SET PROBLEM:
Exactly as written, quote every line that follows, skipping the images.

DATA LINES:
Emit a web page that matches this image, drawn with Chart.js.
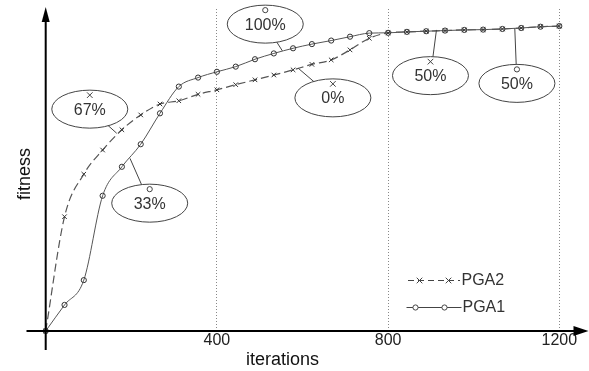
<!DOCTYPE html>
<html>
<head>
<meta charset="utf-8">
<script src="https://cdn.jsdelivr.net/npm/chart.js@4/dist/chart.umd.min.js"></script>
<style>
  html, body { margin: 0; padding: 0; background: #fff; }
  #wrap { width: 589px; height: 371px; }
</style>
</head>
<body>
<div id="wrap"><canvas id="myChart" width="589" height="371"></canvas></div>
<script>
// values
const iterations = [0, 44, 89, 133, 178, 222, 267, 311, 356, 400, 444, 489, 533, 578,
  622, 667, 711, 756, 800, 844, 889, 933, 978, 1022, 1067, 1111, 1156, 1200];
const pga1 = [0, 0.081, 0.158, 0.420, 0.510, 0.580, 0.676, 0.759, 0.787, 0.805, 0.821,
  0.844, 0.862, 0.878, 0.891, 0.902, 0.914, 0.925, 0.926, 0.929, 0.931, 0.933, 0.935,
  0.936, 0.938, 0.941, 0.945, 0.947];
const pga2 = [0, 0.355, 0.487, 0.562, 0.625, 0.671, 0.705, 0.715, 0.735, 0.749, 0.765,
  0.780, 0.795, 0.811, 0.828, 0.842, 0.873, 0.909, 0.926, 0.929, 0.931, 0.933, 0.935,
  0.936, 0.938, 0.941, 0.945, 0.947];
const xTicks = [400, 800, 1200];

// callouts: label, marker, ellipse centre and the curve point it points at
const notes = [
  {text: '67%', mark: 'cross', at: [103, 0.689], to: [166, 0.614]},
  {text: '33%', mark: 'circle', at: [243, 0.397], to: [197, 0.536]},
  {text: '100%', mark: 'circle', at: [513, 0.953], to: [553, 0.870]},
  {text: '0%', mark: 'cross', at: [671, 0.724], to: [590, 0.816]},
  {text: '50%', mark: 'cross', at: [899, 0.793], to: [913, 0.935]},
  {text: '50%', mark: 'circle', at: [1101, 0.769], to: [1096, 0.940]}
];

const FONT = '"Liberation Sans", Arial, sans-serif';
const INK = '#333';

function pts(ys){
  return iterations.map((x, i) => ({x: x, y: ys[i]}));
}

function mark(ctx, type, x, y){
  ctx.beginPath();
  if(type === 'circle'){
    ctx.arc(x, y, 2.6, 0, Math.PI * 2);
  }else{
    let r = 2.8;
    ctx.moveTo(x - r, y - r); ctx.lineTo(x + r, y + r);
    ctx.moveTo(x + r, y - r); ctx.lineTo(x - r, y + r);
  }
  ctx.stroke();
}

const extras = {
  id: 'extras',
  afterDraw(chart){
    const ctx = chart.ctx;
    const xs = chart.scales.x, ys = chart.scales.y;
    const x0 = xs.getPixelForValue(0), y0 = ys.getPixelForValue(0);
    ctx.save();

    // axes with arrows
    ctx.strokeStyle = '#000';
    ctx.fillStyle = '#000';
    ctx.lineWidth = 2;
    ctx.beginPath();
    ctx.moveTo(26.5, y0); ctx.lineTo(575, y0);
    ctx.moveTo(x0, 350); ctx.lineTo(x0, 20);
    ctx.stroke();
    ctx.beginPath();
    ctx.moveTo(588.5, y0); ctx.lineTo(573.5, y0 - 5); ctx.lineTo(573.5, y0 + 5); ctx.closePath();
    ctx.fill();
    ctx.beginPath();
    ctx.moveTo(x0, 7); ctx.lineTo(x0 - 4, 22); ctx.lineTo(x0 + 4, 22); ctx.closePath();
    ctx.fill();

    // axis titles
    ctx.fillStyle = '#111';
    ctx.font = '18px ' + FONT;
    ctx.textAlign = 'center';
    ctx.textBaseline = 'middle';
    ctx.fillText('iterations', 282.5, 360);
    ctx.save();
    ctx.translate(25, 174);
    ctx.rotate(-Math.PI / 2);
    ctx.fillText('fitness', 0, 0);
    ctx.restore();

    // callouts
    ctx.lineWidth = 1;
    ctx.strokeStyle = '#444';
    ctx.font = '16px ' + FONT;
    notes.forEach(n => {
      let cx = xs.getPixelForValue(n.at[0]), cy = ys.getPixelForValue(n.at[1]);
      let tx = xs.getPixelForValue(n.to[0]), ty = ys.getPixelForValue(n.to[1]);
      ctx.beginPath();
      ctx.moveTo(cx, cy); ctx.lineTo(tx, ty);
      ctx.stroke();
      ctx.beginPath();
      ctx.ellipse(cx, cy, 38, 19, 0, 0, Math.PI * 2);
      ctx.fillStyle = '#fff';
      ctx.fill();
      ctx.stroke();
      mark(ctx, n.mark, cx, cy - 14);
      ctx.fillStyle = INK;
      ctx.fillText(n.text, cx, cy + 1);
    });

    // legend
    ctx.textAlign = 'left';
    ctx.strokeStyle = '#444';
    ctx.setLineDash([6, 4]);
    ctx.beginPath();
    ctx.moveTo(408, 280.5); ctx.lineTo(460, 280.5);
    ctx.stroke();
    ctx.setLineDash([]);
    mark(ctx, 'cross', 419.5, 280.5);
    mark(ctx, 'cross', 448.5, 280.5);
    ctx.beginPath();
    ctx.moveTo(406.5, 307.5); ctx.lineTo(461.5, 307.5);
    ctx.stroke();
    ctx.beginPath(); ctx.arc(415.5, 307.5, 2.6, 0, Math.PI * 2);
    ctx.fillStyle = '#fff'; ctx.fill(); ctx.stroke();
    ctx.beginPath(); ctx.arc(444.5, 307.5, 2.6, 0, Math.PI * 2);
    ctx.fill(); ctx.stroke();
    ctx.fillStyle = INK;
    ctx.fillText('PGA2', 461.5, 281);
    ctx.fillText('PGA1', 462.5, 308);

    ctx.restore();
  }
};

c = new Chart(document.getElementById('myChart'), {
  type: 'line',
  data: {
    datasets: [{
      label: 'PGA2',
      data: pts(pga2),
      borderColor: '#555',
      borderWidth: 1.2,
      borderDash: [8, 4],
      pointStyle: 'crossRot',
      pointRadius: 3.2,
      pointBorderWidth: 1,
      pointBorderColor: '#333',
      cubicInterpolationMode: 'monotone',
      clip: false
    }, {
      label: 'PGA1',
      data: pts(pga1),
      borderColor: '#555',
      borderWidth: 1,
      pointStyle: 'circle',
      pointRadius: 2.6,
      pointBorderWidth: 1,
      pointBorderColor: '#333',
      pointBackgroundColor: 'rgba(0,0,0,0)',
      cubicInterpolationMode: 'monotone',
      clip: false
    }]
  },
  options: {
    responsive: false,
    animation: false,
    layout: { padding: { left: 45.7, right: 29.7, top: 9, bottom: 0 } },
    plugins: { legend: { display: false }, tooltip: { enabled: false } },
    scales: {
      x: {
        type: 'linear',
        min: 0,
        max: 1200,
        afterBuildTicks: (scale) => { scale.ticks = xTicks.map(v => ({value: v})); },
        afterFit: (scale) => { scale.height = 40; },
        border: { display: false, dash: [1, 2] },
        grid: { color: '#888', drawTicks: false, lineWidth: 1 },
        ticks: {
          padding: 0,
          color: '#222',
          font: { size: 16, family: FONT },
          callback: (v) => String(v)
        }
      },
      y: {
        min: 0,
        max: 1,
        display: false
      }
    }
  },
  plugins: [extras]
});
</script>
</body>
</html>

RESPONSE:
Emit a web page that matches this image, drawn with Chart.js.
<!DOCTYPE html>
<html>
<head>
<meta charset="utf-8">
<script src="https://cdn.jsdelivr.net/npm/chart.js@4/dist/chart.umd.min.js"></script>
<style>
  html, body { margin: 0; padding: 0; background: #fff; }
  #wrap { width: 589px; height: 371px; }
</style>
</head>
<body>
<div id="wrap"><canvas id="myChart" width="589" height="371"></canvas></div>
<script>
// values
const iterations = [0, 44, 89, 133, 178, 222, 267, 311, 356, 400, 444, 489, 533, 578,
  622, 667, 711, 756, 800, 844, 889, 933, 978, 1022, 1067, 1111, 1156, 1200];
const pga1 = [0, 0.081, 0.158, 0.420, 0.510, 0.580, 0.676, 0.759, 0.787, 0.805, 0.821,
  0.844, 0.862, 0.878, 0.891, 0.902, 0.914, 0.925, 0.926, 0.929, 0.931, 0.933, 0.935,
  0.936, 0.938, 0.941, 0.945, 0.947];
const pga2 = [0, 0.355, 0.487, 0.562, 0.625, 0.671, 0.705, 0.715, 0.735, 0.749, 0.765,
  0.780, 0.795, 0.811, 0.828, 0.842, 0.873, 0.909, 0.926, 0.929, 0.931, 0.933, 0.935,
  0.936, 0.938, 0.941, 0.945, 0.947];
const xTicks = [400, 800, 1200];

// callouts: label, marker, ellipse centre and the curve point it points at
const notes = [
  {text: '67%', mark: 'cross', at: [103, 0.689], to: [166, 0.614]},
  {text: '33%', mark: 'circle', at: [243, 0.397], to: [197, 0.536]},
  {text: '100%', mark: 'circle', at: [513, 0.953], to: [553, 0.870]},
  {text: '0%', mark: 'cross', at: [671, 0.724], to: [590, 0.816]},
  {text: '50%', mark: 'cross', at: [899, 0.793], to: [913, 0.935]},
  {text: '50%', mark: 'circle', at: [1101, 0.769], to: [1096, 0.940]}
];

const FONT = '"Liberation Sans", Arial, sans-serif';
const INK = '#333';

function pts(ys){
  return iterations.map((x, i) => ({x: x, y: ys[i]}));
}

function mark(ctx, type, x, y){
  ctx.beginPath();
  if(type === 'circle'){
    ctx.arc(x, y, 2.6, 0, Math.PI * 2);
  }else{
    let r = 2.8;
    ctx.moveTo(x - r, y - r); ctx.lineTo(x + r, y + r);
    ctx.moveTo(x + r, y - r); ctx.lineTo(x - r, y + r);
  }
  ctx.stroke();
}

const extras = {
  id: 'extras',
  afterDraw(chart){
    const ctx = chart.ctx;
    const xs = chart.scales.x, ys = chart.scales.y;
    const x0 = xs.getPixelForValue(0), y0 = ys.getPixelForValue(0);
    ctx.save();

    // axes with arrows
    ctx.strokeStyle = '#000';
    ctx.fillStyle = '#000';
    ctx.lineWidth = 2;
    ctx.beginPath();
    ctx.moveTo(26.5, y0); ctx.lineTo(575, y0);
    ctx.moveTo(x0, 350); ctx.lineTo(x0, 20);
    ctx.stroke();
    ctx.beginPath();
    ctx.moveTo(588.5, y0); ctx.lineTo(573.5, y0 - 5); ctx.lineTo(573.5, y0 + 5); ctx.closePath();
    ctx.fill();
    ctx.beginPath();
    ctx.moveTo(x0, 7); ctx.lineTo(x0 - 4, 22); ctx.lineTo(x0 + 4, 22); ctx.closePath();
    ctx.fill();

    // axis titles
    ctx.fillStyle = '#111';
    ctx.font = '18px ' + FONT;
    ctx.textAlign = 'center';
    ctx.textBaseline = 'middle';
    ctx.fillText('iterations', 282.5, 360);
    ctx.save();
    ctx.translate(25, 174);
    ctx.rotate(-Math.PI / 2);
    ctx.fillText('fitness', 0, 0);
    ctx.restore();

    // callouts
    ctx.lineWidth = 1;
    ctx.strokeStyle = '#444';
    ctx.font = '16px ' + FONT;
    notes.forEach(n => {
      let cx = xs.getPixelForValue(n.at[0]), cy = ys.getPixelForValue(n.at[1]);
      let tx = xs.getPixelForValue(n.to[0]), ty = ys.getPixelForValue(n.to[1]);
      ctx.beginPath();
      ctx.moveTo(cx, cy); ctx.lineTo(tx, ty);
      ctx.stroke();
      ctx.beginPath();
      ctx.ellipse(cx, cy, 38, 19, 0, 0, Math.PI * 2);
      ctx.fillStyle = '#fff';
      ctx.fill();
      ctx.stroke();
      mark(ctx, n.mark, cx, cy - 14);
      ctx.fillStyle = INK;
      ctx.fillText(n.text, cx, cy + 1);
    });

    // legend
    ctx.textAlign = 'left';
    ctx.strokeStyle = '#444';
    ctx.setLineDash([6, 4]);
    ctx.beginPath();
    ctx.moveTo(408, 280.5); ctx.lineTo(460, 280.5);
    ctx.stroke();
    ctx.setLineDash([]);
    mark(ctx, 'cross', 419.5, 280.5);
    mark(ctx, 'cross', 448.5, 280.5);
    ctx.beginPath();
    ctx.moveTo(406.5, 307.5); ctx.lineTo(461.5, 307.5);
    ctx.stroke();
    ctx.beginPath(); ctx.arc(415.5, 307.5, 2.6, 0, Math.PI * 2);
    ctx.fillStyle = '#fff'; ctx.fill(); ctx.stroke();
    ctx.beginPath(); ctx.arc(444.5, 307.5, 2.6, 0, Math.PI * 2);
    ctx.fill(); ctx.stroke();
    ctx.fillStyle = INK;
    ctx.fillText('PGA2', 461.5, 281);
    ctx.fillText('PGA1', 462.5, 308);

    ctx.restore();
  }
};

c = new Chart(document.getElementById('myChart'), {
  type: 'line',
  data: {
    datasets: [{
      label: 'PGA2',
      data: pts(pga2),
      borderColor: '#555',
      borderWidth: 1.2,
      borderDash: [8, 4],
      pointStyle: 'crossRot',
      pointRadius: 3.2,
      pointBorderWidth: 1,
      pointBorderColor: '#333',
      cubicInterpolationMode: 'monotone',
      clip: false
    }, {
      label: 'PGA1',
      data: pts(pga1),
      borderColor: '#555',
      borderWidth: 1,
      pointStyle: 'circle',
      pointRadius: 2.6,
      pointBorderWidth: 1,
      pointBorderColor: '#333',
      pointBackgroundColor: 'rgba(0,0,0,0)',
      cubicInterpolationMode: 'monotone',
      clip: false
    }]
  },
  options: {
    responsive: false,
    animation: false,
    layout: { padding: { left: 45.7, right: 29.7, top: 9, bottom: 0 } },
    plugins: { legend: { display: false }, tooltip: { enabled: false } },
    scales: {
      x: {
        type: 'linear',
        min: 0,
        max: 1200,
        afterBuildTicks: (scale) => { scale.ticks = xTicks.map(v => ({value: v})); },
        afterFit: (scale) => { scale.height = 40; },
        border: { display: false, dash: [1, 2] },
        grid: { color: '#888', drawTicks: false, lineWidth: 1 },
        ticks: {
          padding: 0,
          color: '#222',
          font: { size: 16, family: FONT },
          callback: (v) => String(v)
        }
      },
      y: {
        min: 0,
        max: 1,
        display: false
      }
    }
  },
  plugins: [extras]
});
</script>
</body>
</html>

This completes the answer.